What good looks like in an IC memo
- GAAP EPS build: A clear diluted EPS schedule with purchase accounting and financing fully loaded.
- Adjusted EPS bridge: A concise and consistent earnings bridge from GAAP to management’s adjusted view.
- Breakeven math: Breakeven EV or P E logic and a synergy hurdle to get to neutral EPS.
- Sensitivities: Rate, buyer share price, synergy timing, and close date.
- Gating items: PPA ranges, award treatment, and structural tax rate with EPS ranges.
- Value link: Reconcile to ROIC and free cash flow per share to avoid accretive but value-light outcomes.
Implementation timeline that actually works
- Week 0 to 1: Align EPS policy to ASC 260 or IAS 33 and Article 11. Treasury delivers financing and hedge plans.

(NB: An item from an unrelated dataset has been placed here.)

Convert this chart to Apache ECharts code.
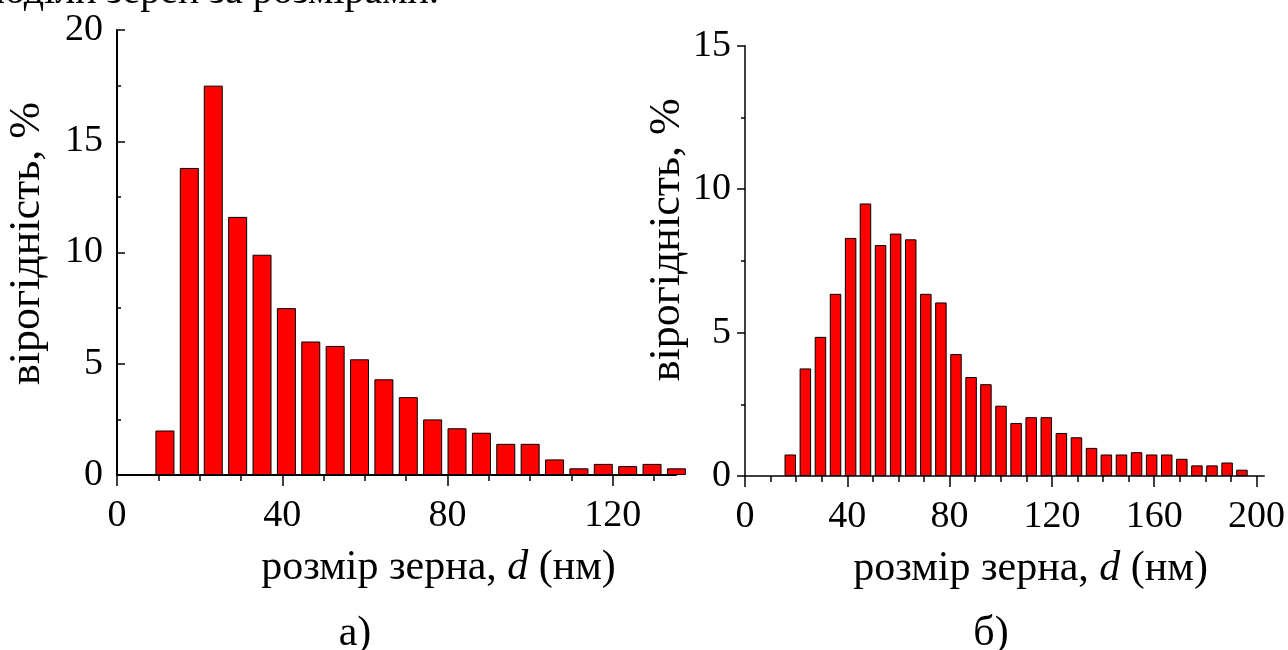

Tax sets the structural rate scaffold.
- Week 1 to 2: Build the base pro forma with diluted shares. Legal confirms equity awards and contingencies. Corporate development drafts synergy cases with operators.
- Week 2 to 4: Run preliminary PPA with valuation advisors. Iterate useful lives, deferred taxes, and earnout classification. Treasury finalizes fee letters and mix.
- Week 4 to 6: Populate Article 11 pro formas and non-GAAP reconciliations. Obtain auditor review where needed. At close, update weights, actual rates, and day-1 PPA entries and lock your diluted share methodology for reporting.
To tie assumptions together coherently, many teams anchor the EPS build to a compact three-statement model, plug the deal and financing in a clean sources and uses, and layer a focused rates and hedge section into the debt schedule.
Practical checklist for junior bankers
- Start with GAAP EPS: Anchor on GAAP diluted EPS and bridge to adjusted with explicit items.
- Trace share count: Tie diluted shares to legal documents. Model RSU net settlement and tax withholding.
- Load PPA fully: Include amortization with supportable useful lives. Separate cash and non-cash expense.
- Capture full financing cost: Cash interest, OID accretion, deferred fee amortization, hedges, and fees.
- Build taxes structurally: Jurisdiction mix, interest limits, deferreds, and global minimum tax exposure.
- Allocate NCI: Deduct noncontrolling interests before EPS to common.
- Time-weight cleanly: Weight from expected close, not quarter borders.
- Run sensitivities: Synergy, rates, buyer price, and close date. Keep an assumptions tab with sources and a quick DCF cross-check.
Why adjusted EPS still matters
Boards and investors often benchmark to adjusted EPS that backs out acquired intangible amortization and one-time costs. That can reflect how the business is managed, but it requires discipline. Exclude only items that are objectively non-recurring or non-cash and not essential to operations. Treat amortization consistently across deals. Provide full reconciliations and a plain-English rationale. Track both GAAP and adjusted EPS in integration scorecards to see if operations offset accounting headwinds.
Edge cases to flag early
- SPAC structures: Redemptions, warrants, and earnouts complicate diluted shares. Warrant liabilities hit the numerator.
- Cross-border transactions: FX policy, hedge accounting, and functional currency choices can move EPS more than planned.
- Reverse acquisitions: The accounting acquirer controls EPS presentation regardless of legal form.
- CVRs and earnouts: Classification drives whether they hit the numerator, the denominator, or both.
- Joint ventures: Equity method vs. consolidation changes EPS mechanics and disclosures.
Closing thoughts
Accretion dilution analysis is a fast screen and a reporting output, not a substitute for investment judgment. Build GAAP-first, time-weight precisely, and document policies. Then reconcile EPS to returns and cash metrics so the board sees the whole picture. When the quick spread looks thin, assume purchase accounting and share mechanics will push you to dilution unless synergy execution is both credible and fast.